Шесть дней в неделю я работала. Полдня у меня был выходной, когда разрешалось выйти на улицу, но со знаком «Ост». Это соблюдалось строго. Нам выдали бело-синие нашивки, такой квадрат с синими полосками на белом фоне и с надписью «Ост» посередине. Некоторые ошибочно вспоминают, что знак «Ост» носили на рукаве. Это не так. Мы носили его слева на груди. Это эсэсовцы носили свои повязки на рукаве. Евреи свою звезду носили на спине. А у нас знак «Ост» нашивался на грудь.
Что же это были за бюргерские квартиры? Опять-таки мне очень повезло – даже не то слово. Было такое время, когда ломались не только человеческие судьбы, но и сознание. И моя судьба могла сложиться совершенно иначе. Но я убирала квартиры. В это трудно поверить, но там меня никто ни разу даже не обругал. У Евгения Евтушенко есть небольшое стихотворение из трех строф, которое так и называется: «Валентина Синкевич». (Я ходила на его выступления, когда была еще очень молодой.) В этом стихотворении он пишет: «Жизнь, где слышала ты „швайн!“ и „сучка!“ / Как «прелестно» тебе в двух фашизмах жилось, / генеральско-поповская внучка»[71]. Так вот, никто меня ни «швайн», ни «сучкой» там ни разу не назвал.
Это были семьи. Отцом одной из таких семей, куда я приходила убирать, был, видимо, крупный почтовый чиновник (конечно, наверняка партиец). У него была жена и две дочери – мои ровесницы. Там, в этой семье, я встретила полное равнодушие. Я представляю, что, если бы ко мне в дом попала такая девчонка, оказавшаяся на положении рабыни из-за войны, я бы не знала, как ее обласкать.

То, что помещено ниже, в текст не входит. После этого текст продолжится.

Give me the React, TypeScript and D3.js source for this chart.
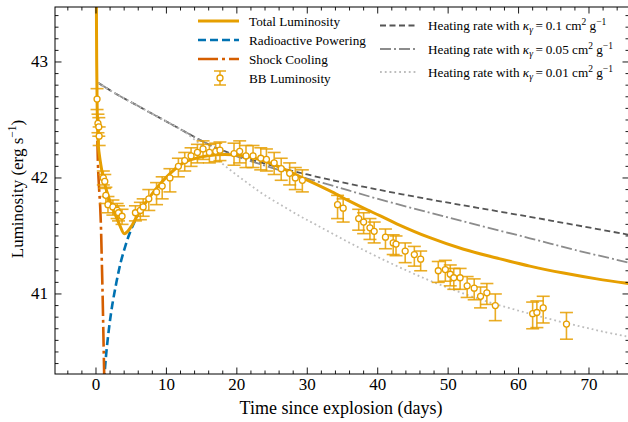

Но нет, этого, конечно, не было совершенно. Работник из меня был паршивый, но в одном доме на кухне мне даже давали что-то поесть. А в лагере нас особенно часто кормили брюквой. Какие-то витамины были, и к брюкве давали маргарин, кусочек хлеба. Кроме меня там работали еще какие-то старые женщины. Я приходила, убирала, уходила обратно, и все – кончено дело.
Но когда стала подступать наша армия, для немцев настало опасное время. На улице в Данциге я как-то раз случайно встретила старых, послереволюционных эмигрантов: Зинаиду Васильевну Монастырскую и ее мужа. Они шли и громко говорили между собой по-русски, что-то оживленно обсуждали. Я подошла к ним, мы разговорились. Они очень мною заинтересовались, потому что я была девушка «оттуда». Потом мы несколько раз встречались. В один из моих выходных они пригласили меня к себе. У них уже было немецкое гражданство. А потом, когда советские войска подошли совсем близко, они мне предложили: «Хочешь, Валя, поедешь с нами? Мы будем эвакуироваться с немцами». И я рискнула. Спорола свои остовские нашивки и как была, так и пришла к ним. Из Данцига мы с ними попали в Киль. Во время дороги они мне запретили говорить, потому что немецкий у меня был никудышный.